El campesino dictador


Álvaro Riveros Tejada

riveros_thumb Cinco siglos antes del advenimiento de nuestro señor Jesucristo, un lapso de tiempo similar al que nos separa hoy de la llegada de Colón a la América y mucho antes de que los aimaras hubiesen derrotado al imperio Romano (según S.E.), éste se encontraba enfrascado en una feroz guerra contra un pueblo vecino a Roma llamado los Ecuos. Ante la manifiesta incompetencia del Cónsul que dirigía esta contienda, que los colocó al borde de la derrota, acudieron a Lucio Quincio Cincinato, un patricio caracterizado por su integridad y honradez, que había decidido no intervenir más en política y retirarse a su finca (Cato) para labrar la tierra, debido a que consideró injusto el exilio de su hijo, por actos de insolencia contra los tribunos del foro romano.

Mitad verdad, mitad leyenda, la historia recuerda que para salvar al ejército romano y a Roma de dicha invasión, el Senado otorgó a Cincinato poderes absolutos y el nombramiento de dictador, encomienda que recibió mientras labraba su tierra. A la mañana siguiente, éste se presentó ante el Foro con toga de dictador orla de púrpura y llamó a todos los ciudadanos a las armas. Cumplida su misión en apenas seis días y tras la celebración por su triunfo, renunció a la dictadura que le había sido conferida por un período de seis meses y a todos sus honores, negándose a recibir cualquier tipo de recompensa y regresó a sus faenas campestres, constituyéndose así el labriego, en un símbolo del espíritu cívico de los romanos.



La democracia, esa forma de gobierno que fue creada hace 25 siglos y nosotros aún la usamos- pero no la practicamos- tuvo hasta la sutileza de instituir la figura legal de la dictadura, como en los casos que vimos líneas arriba, pero con funciones y objetivos bien trazados y definidos por un plazo de tiempo máximo de seis meses (no seis años), sin que por ello quedase derogado el ordenamiento político y jurídico existente. Se solía enaltecer al dictador como alguien sacrificado capaz de entregar su propia vida por su pueblo y de ninguna manera que éste sacrifique la vida de su pueblo por la propia.

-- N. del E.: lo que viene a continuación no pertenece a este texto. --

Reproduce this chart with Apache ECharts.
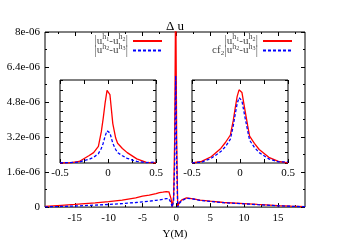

Todo ello apoyado en la honradez y el civismo del delegado. Por ejemplo, habría sido un sacrilegio sugerir siquiera la elección de los jueces por parte del autócrata o legalizar el ingreso de centenas de miles de caballos a Roma sin pagar tributo y menos robados, pues no podía disponer del Tesoro Público ni abandonar Italia, sin la autorización previa del pueblo y estaba obligado a rendir cuentas de sus actos tan pronto terminaba el ejercicio de su autoridad, así se tratase de Cincinato, de un poderoso tribuno, o de un campesino dictador.